La mayoría de las historias de amor comienzan de la misma forma: persona conoce persona (no tengo tantos caracteres como para enumerar todas las posibilidades, sobre todo porque suelo desperdiciar caracteres en paréntesis larguísimos). Si hablamos de historias de amor en la ficción, es necesario que tengan un condimento dramático, así que luego de conocerse deberán atravesar obstáculos que pueden ir desde problemas de comunicación hasta el gemelo de uno de ellos que se cura de la amnesia y la ceguera justo a tiempo para arruinar a la parejita recién formada.
De la mano de algunos de estos clichés pero con su propia voz, Netflix acaba de estrenar la serie Nadie quiere esto (Nobody Wants This), creada por Erin Foster y protagonizada por Kristen Bell y Adam Brody. La premisa va de (promitente) pareja despareja, ya que Bell interpreta a Joanne, la ansiosa conductora de un podcast sobre sexo, y Brody es Noah, un rabino.
Si hace décadas los principales obstáculos venían por el lado de las diferentes clases sociales de las personas protagonistas, para luego pasar a otras dificultades sociales como la aceptación de la identidad sexual, en este caso el gran escollo que tienen ambas para intentar construir una relación saludable es la diferencia en la espiritualidad y la religión organizada que profesan, si es que lo hacen.
Más allá de las diferentes personalidades, que en un punto son parte de la atracción mutua, el guion de la serie pone al judaísmo en el centro, ya que la carrera de Noah y su familia parecen ser los dos principales escollos para que él y Joanne vean si funcionan como pareja. Podría ser que no, el tema es que les permitan intentarlo en paz.
Nadie quiere esto no innova en su forma de mostrar la “experiencia judía” en Estados Unidos. Si las películas y series sobre familias latinas se apoyan en estereotipos (que ahora al menos son menos dañinos que los del pasado), aquí sucede lo mismo. La familia de Noah es un cúmulo de neurosis y tradiciones y tiene por centro a una madre controladora con gran manejo de la culpa ajena, una figura que con matices hemos visto en historias protagonizadas por Woody Allen o en series como The Big Bang Theory, Seinfeld o La niñera. Es tan estereotípicamente controladora que la interpreta Tovah Feldshuh, quien encaró prácticamente el mismo papel en Crazy Ex-Girlfriend.

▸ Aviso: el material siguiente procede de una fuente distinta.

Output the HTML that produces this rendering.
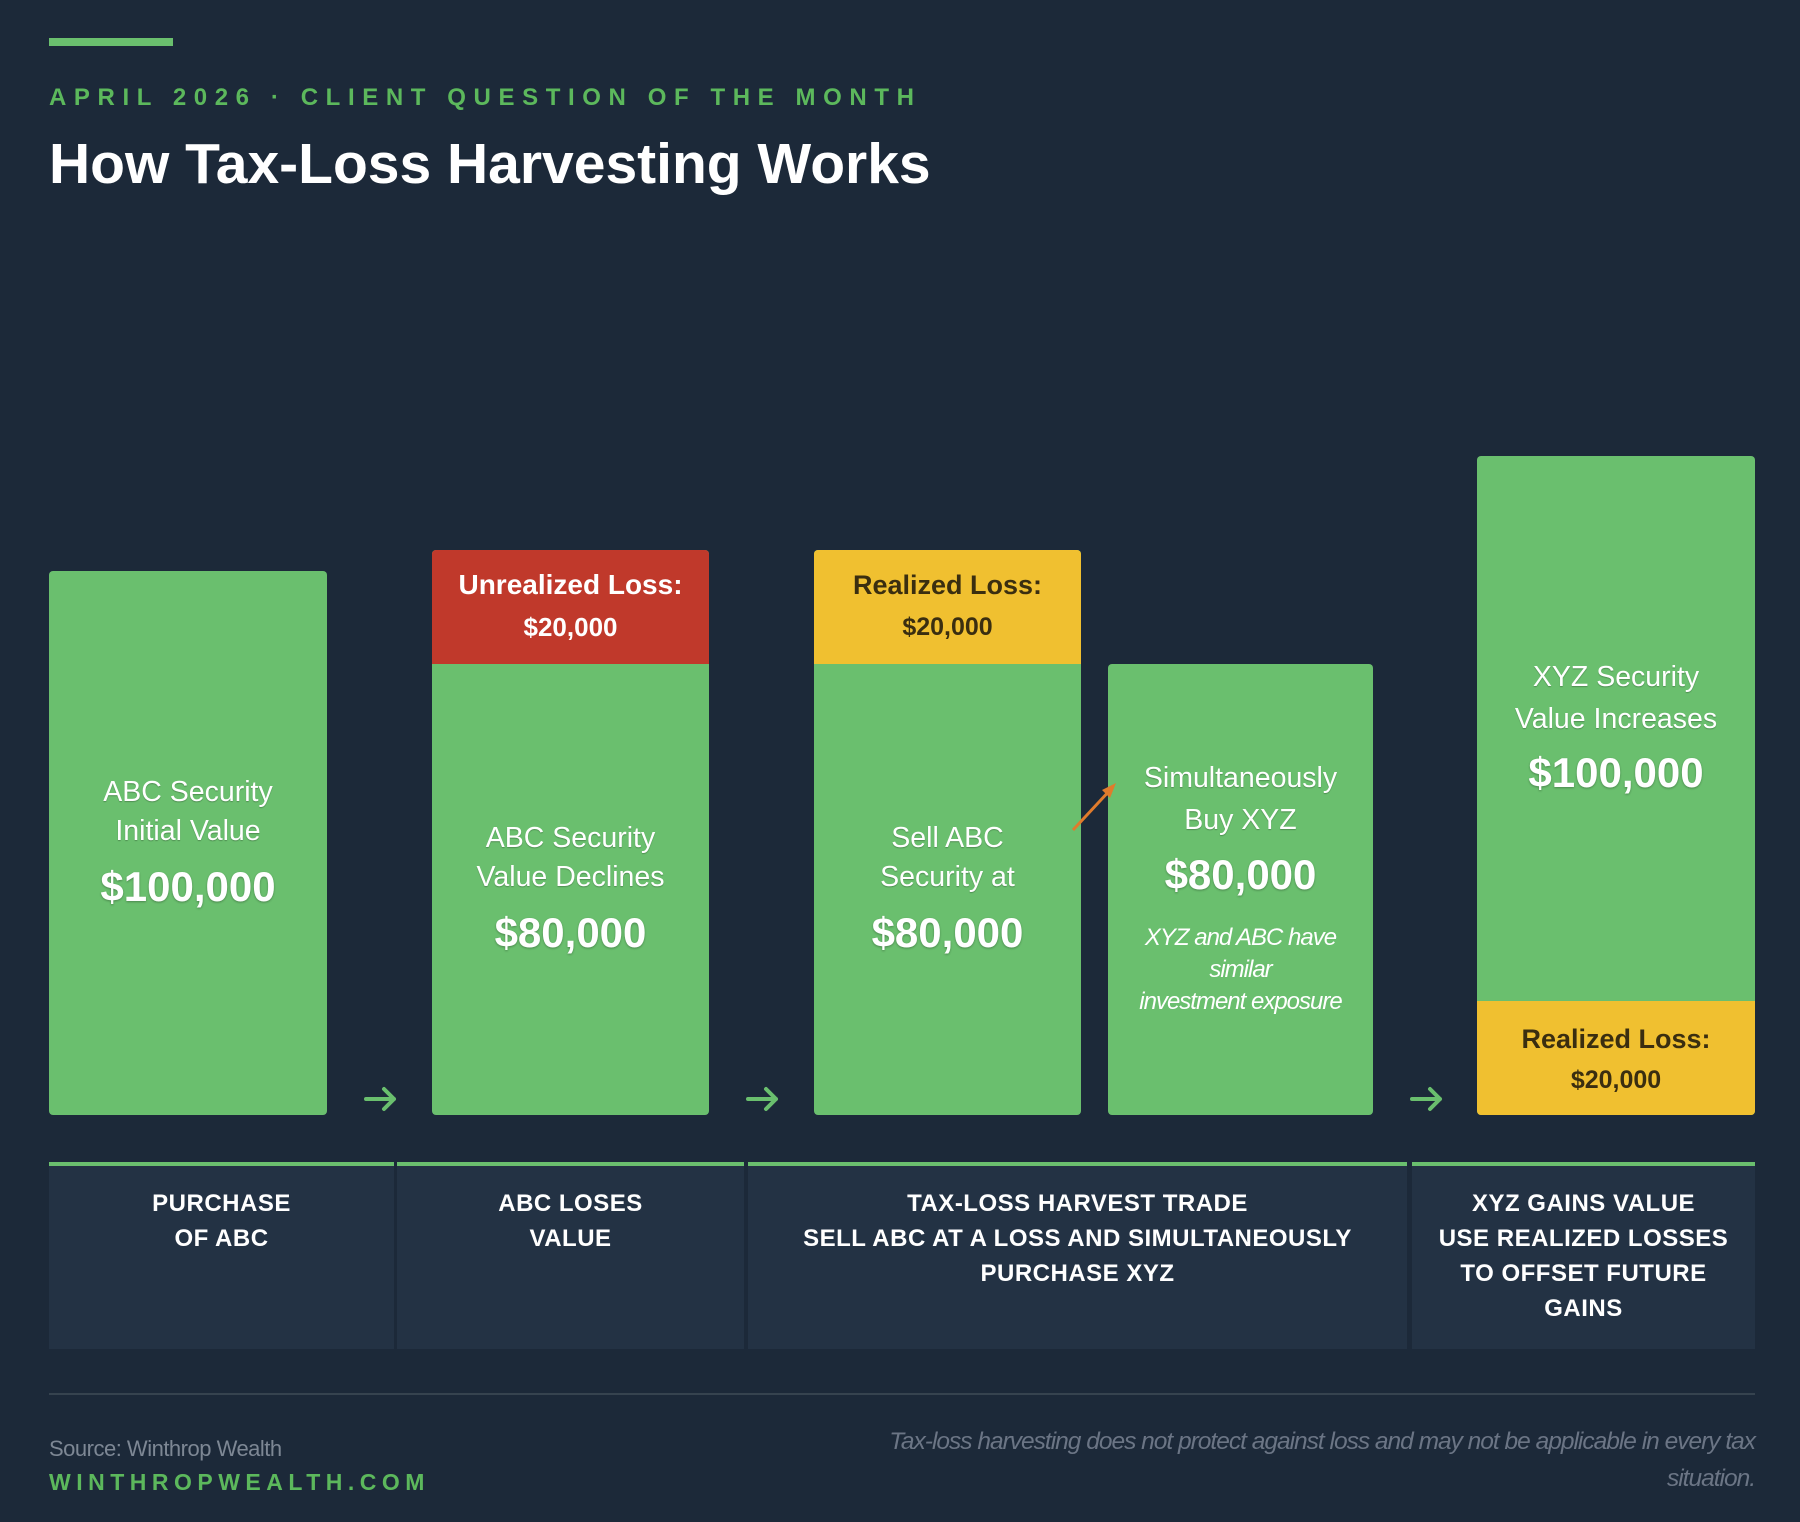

Ese será el conflicto principal que se arrastrará durante diez episodios, pero hay un asunto mucho más importante para el éxito (o no) de la serie: la química entre los protagonistas. Es altísima, y, sumada a un timing para el humor de ambos intérpretes (sobre todo ella), hace que cada una de sus interacciones funcione bien.
Los guiones son muy graciosos y todo el elenco les saca el mayor jugo posible. Ambos emparejados tienen hermanos (Justine Lupe de Succession es la hermana de ella, Timothy Simons de Veep es el hermano de él) y cualquiera de las combinaciones entre los cuatro funcionan en forma de diálogos que, sin ser las metralletas que manufactura Amy-Sherman Palladino (la creadora de Gilmore Girls), despliegan suficiente agilidad como para que los episodios cortos se pasen volando y maratonear se convierta en una decisión muy sencilla.
La serie tiene todo para continuar, siempre y cuando Netflix llegue a las cantidades necesarias de personas atornilladas frente a sus televisores. Los clichés no se suceden con el ritmo tradicional, aunque por ahí están, como el comentario de los grupos de amigos o la desconfianza en esa ex que continúa revoloteando. Y cuando conocemos a otros integrantes de las familias de cada uno de ellos, se suman actuaciones que son de interesantes para arriba.
Entre los elementos que podrían manejarse mejor está el gran catalizador de conflicto previo al final de temporada, que suena un pelín forzado. También podría mencionarse que en la negociación de las características que debe adoptar la relación hay un clarísimo desbalance de poder entre ambos, lo que, si tomamos en cuenta la biografía de la guionista Erin Foster –que se convirtió al judaísmo antes de casarse–, podría complicar las cosas de cara a una nueva temporada.
De todos modos, si entendemos que estamos frente a una simpática telenovela posmoderna, guiada por los diálogos que pronuncia un elenco que maneja muy bien el sentido del humor, el entretenimiento estará garantizado.
Nadie quiere esto Diez episodios de media hora. En Netflix.